Laid off over the summer and now freelancing, O’Donnell buys coverage through Virginia’s ACA marketplace. He and his wife currently pay $837 a month; without subsidies their premium would be about $2,155 — roughly $1,300 more per month. He plans to stop contributing to retirement to cover the added cost. His wife has diabetes and is a cancer survivor; supplies for her insulin pump could cost around $25,000 a year, making being uninsured impractical. The couple is even considering retiring abroad if health costs keep rising.
With the cost more than doubling, she may forgo coverage
Celeste Jameson, 41, North Port, Fla.
A paralegal who lives with endometriosis and has substantial medical debt, Jameson would see her premium jump from $266 to $593 next year. She says she can’t afford $593 in addition to other expenses and has not yet renewed her coverage. She fears a return to the years before 2014, when undiagnosed severe pain and no insurance led to hospital visits and mounting bills.

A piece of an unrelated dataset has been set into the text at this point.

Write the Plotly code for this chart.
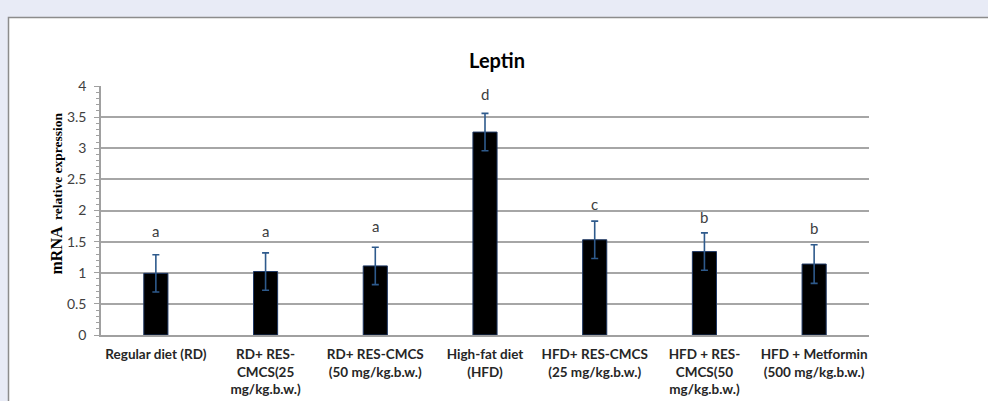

“I’d rather eat nothing but PB&Js than give up my health insurance.”
Kelly Badeau, Tucson, Ariz.
Badeau pays $94 per month for a silver ACA plan after tax credits; her estimated 2026 premium is about $900. Self-employed for a decade, she calls this the best plan she’s had — it allowed preventive care and screenings that improved her health. She sold her home last year and plans to use some savings to pay premiums but worries about copays and future costs. Her husband may need prostate cancer treatment; she’s on hormone therapy and blood pressure medication. “I will dip into my savings to make my payments next year,” she says.
She fears disability without specialty care and meds
Genna Boatright, 40, Siren, Wis.
Boatright has aggressive rheumatoid arthritis and depends on medication. She currently pays $12 a month because the enhanced subsidy covers most of her cost; without it, marketplace estimates put her premium near $700. After an income change she applied for Medicaid but was denied. Overwhelmed, she worries that without specialty care and medications she could rapidly become disabled.

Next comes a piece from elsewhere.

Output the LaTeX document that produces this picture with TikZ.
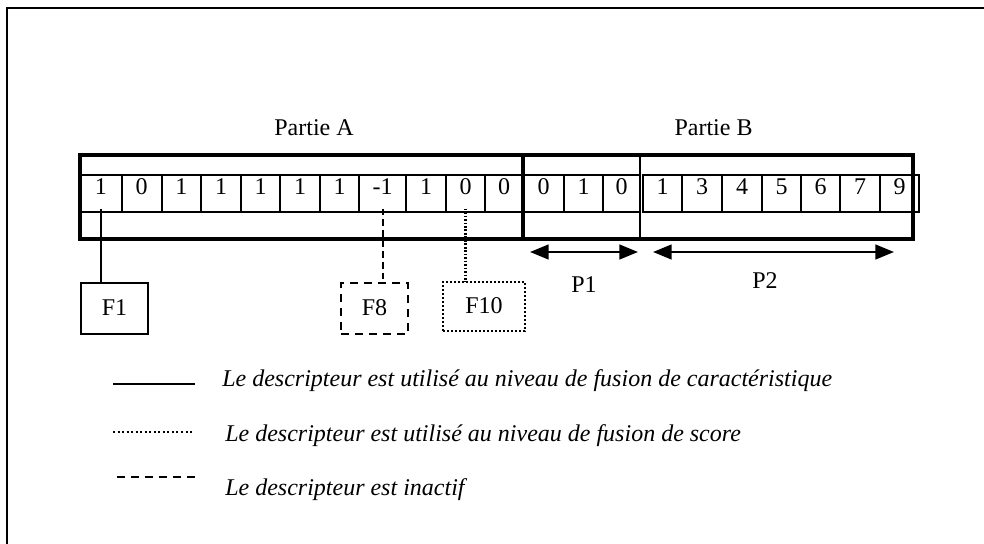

As a self-employed therapist, her ACA plan is her only option
Kristine Weidner, 62, Branford, Conn.
Weidner, a psychotherapist in private practice, currently has a high-deductible plan costing $589 a month (not including dental); a comparable 2026 plan would cost roughly $1,691. The higher costs and deductible threaten her finances — including dental could push insurance costs above her housing payment. She has no other insurance option and may need to close her practice and return to jobs with employer-sponsored coverage. She’s also concerned that if clients forgo insurance, demand for her services could fall.
These stories illustrate how quickly budget pressures could force people to sacrifice coverage, care or other financial priorities if Congress does not act to extend the enhanced tax credits. NPR reporters contributed to this reporting. Margaux Bauerlein and Selena Simmons-Duffin of NPR and Kerry Sheridan of WUSF also contributed.